From late May to mid-June, Professor Qiang Zha travelled to Mainland China, where he visited Tianjin University, Peking University, Anhui University, Anhui Normal University, and Fudan University. In Tianjin University, China’s first modern institution of higher learning (founded in 1895), professor Zha was engaged as a Distinguished Research Fellow in its Institute of University Culture and History Research. While at the other universities, he gave talks on topics pertaining to the internationalization of higher education, the discourse of an emerging Chinese model of the university, egalitarian aspects of Canadian higher education and liberal arts education in the 21st century.

Professor Zha speaking at the DKU conference, with Dr. John Robertson.

The highlight of professor Zha’s trip was at an international conference, Liberal Arts Innovation in China, held June 13-15 at Duke Kunshan University (DKU), an offshore campus of Duke University. While at the conference Zha, together with Professors William Kirby of Harvard University (former Dean of the Harvard Faculty of Arts and Sciences), Gerry Postiglione of the University of Hong Kong (Associate Dean of the Faculty of Education), and Yong Zhao of University of Kansas (Foundation Distinguished Professor, School of Education) were invited as keynote speakers.

In his presentation, titled Toward Humanist, Cognitive and Global Education in China, professor Zha argued that, “while rooted in cultivation of humanism, an effective/ideal liberal arts education curriculum in the 21st century must take into account those significant changes in contemporary and future society, and such changes arguably include higher education massification, the increasingly knowledge-based economy, and globalization.

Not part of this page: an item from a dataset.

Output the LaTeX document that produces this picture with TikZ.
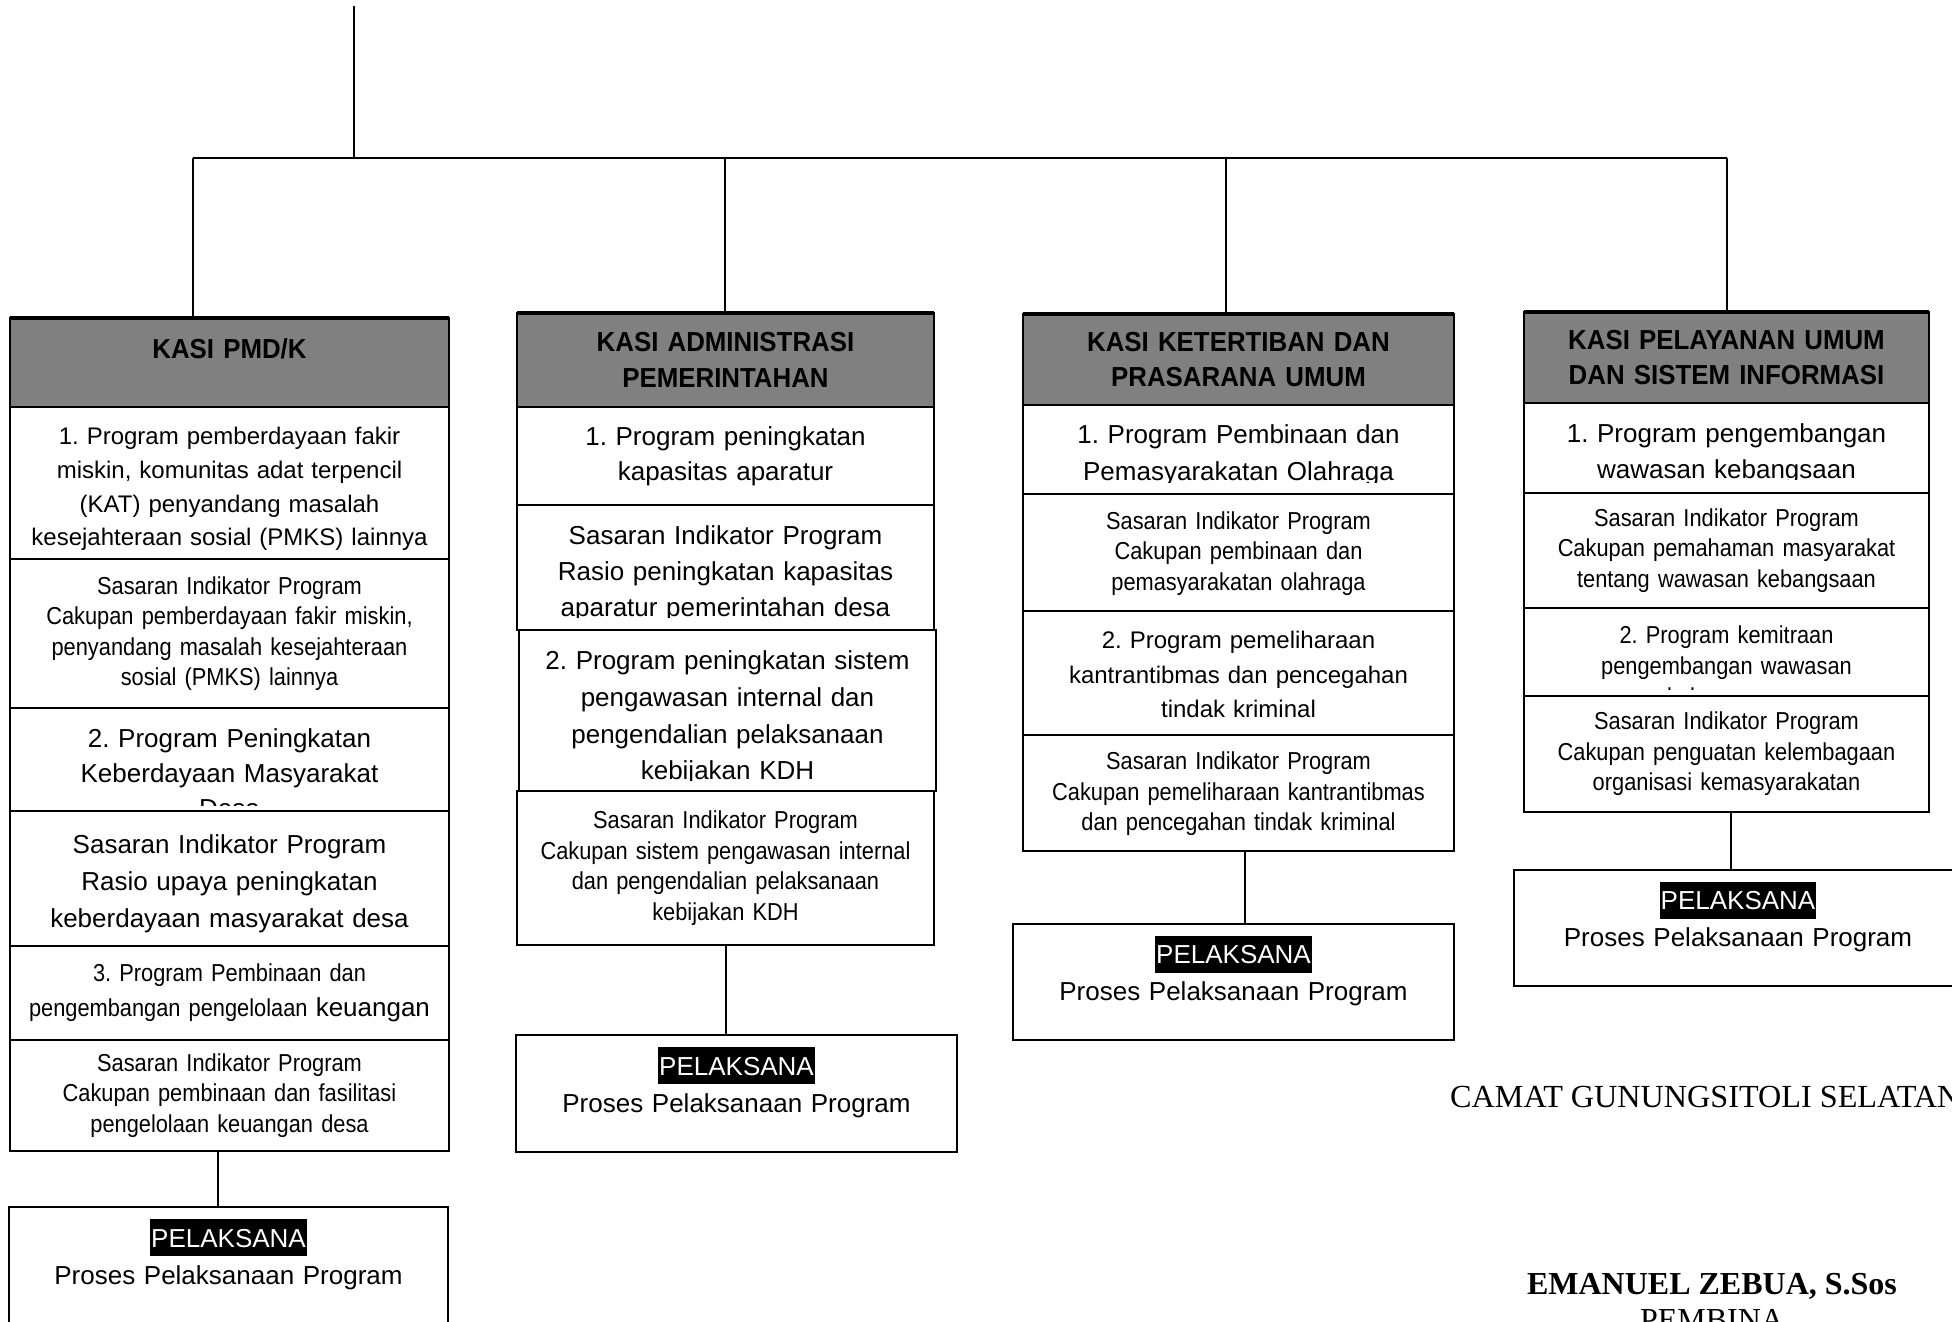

As such, the liberal arts education curriculum for the 21st century university in China and elsewhere should ideally comprise such essential units: humanist education, cognitive education, and global education. This liberal arts education curriculum would be accessible, affordable and appealing to more students—rather than remaining a type of “elite education”–and help address equity issues in higher education and society at large. It will foster students’ abilities/competencies for purpose learning, scientific learning and global confidence, which in turn help overcome the constraints or even crisis of liberal arts education in China and elsewhere.”

The further findings of this study will be presented at 2017 conferences of the Association for the Study of Higher Education (ASHE) in November in Houston, Texas.